Since its first edition in 2007, weekly poetry event Ó Bhéal (pronounced oh-vale) has provided the city’s spoken-word and verse community with a sounding board for ideas, a platform for visiting poets to have their work heard, and various challenges for aspiring poets to wrap their heads around, as they develop their technique and storytelling. With over 500 installments under its belt, and a number of annual anthologies stemming from its weekly ‘Five Words’ challenge, Ó Bhéal, alongside other semi-regular nights such as Cara Kursh’s Sling-Slang open mics, is a lifeline to the city’s cultural offering. Founder and facilitator Paul Casey discusses how the idea came to him upon coming home to Cork after years away. “There were a number of factors. One was that I was moving back to Cork, and I wanted to work in an area that I was familiar with. I have a particular skillset, I worked in film and multimedia for many years, and I wanted to see if I could use those together, but poetry at that point was my mainstay. I ran a venue in Port Elizabeth, South Africa, which was quite productive in terms of creativity, being a remedial, neutral space for tensions in the area. We had a poetry night there that ran every three weeks, and that took off. I was supposed to be back in Cork for the 2005 Capital of Culture that was my aim. I got delayed with a few legal issues, the Habitual Residence Condition kind-of hit me, when I got back to Dublin, I found there was this new law in place to stop me from getting any sort of help until I got a job. I was stuck up there for a few years, in which time I got a good feel for what was happening on the poetry scene. I literally went to every city in the country, to every event I could get to, to get a sense for what was happening. Cork didn’t have anything regular. There were lunchtime readings that Bradshaw Books and Tigh Filí had, they were occasional, not very secure. There was a gap.”

Since its inception, the night has been a place of first call for new and aspiring poets, with an inclusive and beginner-friendly ethos. An open-mic section for poets gives them immediate access to feedback from the night’s knowledgeable regulars, the night’s regular international guests have also provided advice and assistance. As a result, numerous area poets across the age and social spectrum have found their makings at the night, from veterans like Stanley Notte to still-emerging young voices like Matthew Moynihan and Megan Cronin. That accessibility and drive to develop poetry in the city has informed the night from the outset. “We get a lot of first-timers come into us, at the open-mic, reading something that they’ve been afraid to share previously. An equal amount of people have written their first poem at Ó Bhéal, because of the Five-Word Challenge, which was put in place to break the ice for the guests, but also to make the art, the craft itself available to anyone that walks through the door. We’re seeing people get up and read a poem they’d written 15 minutes previous, be blown away by the results, and be encouraged. I found it very contagious for people who came in, and the atmosphere has been welcoming from the beginning, which has become a personality trait of the night.”
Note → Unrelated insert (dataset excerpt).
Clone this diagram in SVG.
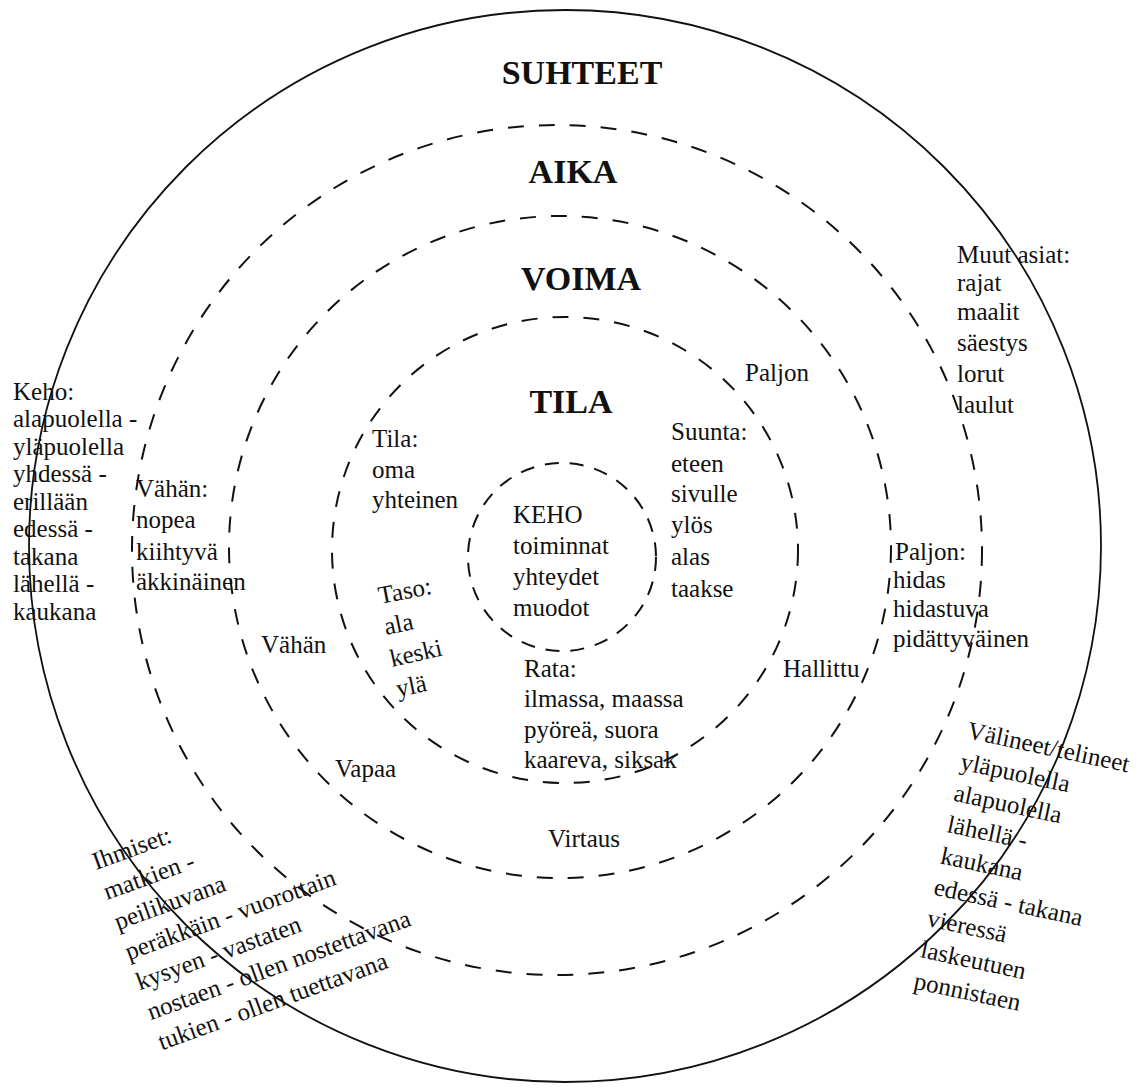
<svg xmlns="http://www.w3.org/2000/svg" width="1142" height="1088" viewBox="0 0 1142 1088">
<style>
.ring{fill:none;stroke:#111;stroke-width:1.8}
.dash{fill:none;stroke:#111;stroke-width:2;stroke-dasharray:16 15}
.dashs{fill:none;stroke:#111;stroke-width:2;stroke-dasharray:14 11}
.title{font-family:"Liberation Serif","Times New Roman",serif;font-weight:bold;font-size:34px;fill:#111;text-anchor:middle}
.t{font-family:"Liberation Serif","Times New Roman",serif;font-size:25px;fill:#111}
</style>
<rect width="1142" height="1088" fill="#fff"/>
<g id="rings">
<circle class="ring" cx="565" cy="546" r="536"/>
<circle class="dash" cx="557" cy="550" r="425"/>
<circle class="dash" cx="560" cy="547" r="331"/>
<circle class="dash" cx="565" cy="550" r="233"/>
<circle class="dashs" cx="562" cy="557" r="94"/>
</g>
<g id="connectors"></g>
<g id="suhteet"><text class="title" x="582" y="84">SUHTEET</text></g>
<g id="aika"><text class="title" x="573" y="183">AIKA</text></g>
<g id="voima"><text class="title" x="581" y="290">VOIMA</text></g>
<g id="tila"><text class="title" x="571" y="413">TILA</text></g>
<g id="keho-center">
<text class="t" x="513" y="523">KEHO</text>
<text class="t" x="513" y="554">toiminnat</text>
<text class="t" x="513" y="585">yhteydet</text>
<text class="t" x="513" y="616">muodot</text>
</g>
<g id="tila-oma">
<text class="t" x="372" y="447">Tila:</text>
<text class="t" x="372" y="478">oma</text>
<text class="t" x="372" y="508">yhteinen</text>
</g>
<g id="suunta">
<text class="t" x="671" y="440">Suunta:</text>
<text class="t" x="671" y="472">eteen</text>
<text class="t" x="671" y="502">sivulle</text>
<text class="t" x="671" y="533">ylös</text>
<text class="t" x="671" y="565">alas</text>
<text class="t" x="671" y="597">taakse</text>
</g>
<g id="taso">
<text class="t" transform="translate(380 604) rotate(-11)">Taso:</text>
<text class="t" transform="translate(386 635) rotate(-12)">ala</text>
<text class="t" transform="translate(392 667) rotate(-13)">keski</text>
<text class="t" transform="translate(398 697) rotate(-12)">ylä</text>
</g>
<g id="rata">
<text class="t" x="524" y="677">Rata:</text>
<text class="t" x="524" y="707">ilmassa, maassa</text>
<text class="t" x="524" y="738">pyöreä, suora</text>
<text class="t" x="524" y="768">kaareva, siksak</text>
</g>
<g id="voima-labels">
<text class="t" x="745" y="381">Paljon</text>
<text class="t" x="261" y="653">Vähän</text>
<text class="t" x="783" y="677">Hallittu</text>
<text class="t" x="335" y="777">Vapaa</text>
<text class="t" x="548" y="847">Virtaus</text>
</g>
<g id="aika-vahan">
<text class="t" x="136" y="497">Vähän:</text>
<text class="t" x="136" y="528">nopea</text>
<text class="t" x="136" y="560">kiihtyvä</text>
<text class="t" x="136" y="590">äkkinäinen</text>
</g>
<g id="aika-paljon">
<text class="t" x="895" y="560">Paljon:</text>
<text class="t" x="893" y="588">hidas</text>
<text class="t" x="893" y="617">hidastuva</text>
<text class="t" x="893" y="647">pidättyväinen</text>
</g>
<g id="keho-suhteet">
<text class="t" x="13" y="400">Keho:</text>
<text class="t" x="13" y="427">alapuolella -</text>
<text class="t" x="13" y="455">yläpuolella</text>
<text class="t" x="13" y="482">yhdessä -</text>
<text class="t" x="13" y="510">erillään</text>
<text class="t" x="13" y="537">edessä -</text>
<text class="t" x="13" y="565">takana</text>
<text class="t" x="13" y="592">lähellä  -</text>
<text class="t" x="13" y="620">kaukana</text>
</g>
<g id="muut-asiat">
<text class="t" x="957" y="263">Muut asiat:</text>
<text class="t" x="957" y="291">rajat</text>
<text class="t" x="957" y="320">maalit</text>
<text class="t" x="957" y="351">säestys</text>
<text class="t" x="957" y="382">lorut</text>
<text class="t" x="957" y="413">laulut</text>
</g>
<g id="ihmiset" transform="translate(96 870) rotate(-20)">
<text class="t" x="0" y="0">Ihmiset:</text>
<text class="t" x="0" y="32">matkien -</text>
<text class="t" x="0" y="64">peilikuvana</text>
<text class="t" x="0" y="96">peräkkäin - vuorottain</text>
<text class="t" x="0" y="128">kysyen - vastaten</text>
<text class="t" x="0" y="160">nostaen - ollen nostettavana</text>
<text class="t" x="0" y="192">tukien - ollen tuettavana</text>
</g>
<g id="valineet" transform="translate(966 738) rotate(12)">
<text class="t" x="0" y="0">Välineet/telineet</text>
<text class="t" x="0" y="32">yläpuolella</text>
<text class="t" x="0" y="64">alapuolella</text>
<text class="t" x="0" y="96">lähellä -</text>
<text class="t" x="0" y="128">kaukana</text>
<text class="t" x="0" y="160">edessä - takana</text>
<text class="t" x="0" y="192">vieressä</text>
<text class="t" x="0" y="224">laskeutuen</text>
<text class="t" x="0" y="256">ponnistaen</text>
</g>
</svg>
Casey’s background in multimedia stood to him as the night’s remit expanded and developed, with one of Ó Bhéal’s hallmarks being the annual Poetry Film Contest, conducted in conjunction with IndieCork Film Festival. Maintaining it over the years, building and screening the contest’s archive on a weekly basis, has been a major point of development for Ó Bhéal, introducing another layer of storytelling to inform new and seasoned wordsmiths alike. “I was involved in film for many years, and became disillusioned with it, because of producers essentially destroying scripts, leaving creatives at their behest. I responded to that by writing poetry. One of my first published poems was a satire against the commercial film industry. I packed that life away for good and was sticking with poetry, and about five or six years later, a year or two into running Ó Bhéal, I was invited by the Munster Literature Centre to attend the Zebra Poetry Film Festival in Berlin, 2008. I’d never heard of the two words put together, I had no idea that it was a completely unique collaboration of artforms. I was blown away by it, I must have seen over 300 films in a few days, all a few minutes long. It opened that world up to me, and reawakened my skills in film, specifically editing and directing. I saw an opportunity there, and because this is a generation that is visually oriented, that this could be a way to bring back those people, those visually-oriented human beings, back to the written word.”

The night’s remit of accessibility and innovation, reaching people where they are, has created opportunities for social outreach in conjunction with the City Council and Library. The annual Book of Unfinished Poetry, compiled by local teenagers with help from mentoring writers, and Creative Cork, a programme of culture and integration for the city’s new Irish, have been equally important to the community as they have been to Casey, in ascertaining the place and potential of poetry in Cork’s community. “The Unfinished Book, which the Library started during the 2005 City of Culture, and is a legacy of that… I only took it over seven years ago, when the City Council asked me if I’d be interested. I’ve given workshops to writers of all ages for many years, so it worked for me, and I had a base of poets in the area, so it made sense. It’s one of the most fulfilling projects I’ve ever been involved in. Teenagers get nine intense sessions with an established writer, and they come out with the requisite skills to develop into a fully-rounded writer. It’s extraordinary, the quality of poems we get back are good enough to go into adult journals. The enthusiasm is phenomenal. It’s a difficult one to co-ordinate, ‘cause it’s five schools, five local libraries, five writers. We’ve just finished this year’s one, and because the city is bidding for City of Sanctuary status, a number of schools have been identified as Sanctuary Schools, and we’re working with them.”

Ó Bhéal’s annual showcase event is the Winter Warmer poetry weekender, happening this November at venues across the city. International guests join nationally-established writers and the night’s regular clutch of poets and attendees for a series of special events that comprises the jewel in the Ó Bhéal crown. “Winter Warmer is the culmination of the year for us. We have over twenty poets, usually over two days, and we try to get as many international poets as we can afford. It’s funded by a lot of local businesses. It’s very piecemeal funding, so it’s more of a shoestring budget. But we have a number of partnerships that help us overcome that, such as Ark Publications, who send us over three or four high-quality international poets every year. We put them up, and pay them a fee. We mix it up with national and local poets, but you need that international flavour. We also fuse the artform with others wherever possible, so you’ll have the poetry films, but this year, we have The Ballad of Reading Jail, a three-hander play of Oscar Wilde’s epic poem. We have hurling poetry on the Sunday, and we’re going to have 25 visitors from different festivals join us for a sequence of hurling and camogie poems, before taking them to a hurling match.”

Ó Bhéal happens every Monday night at the Hayloft Bar, upstairs in the Long Valley on Winthrop St.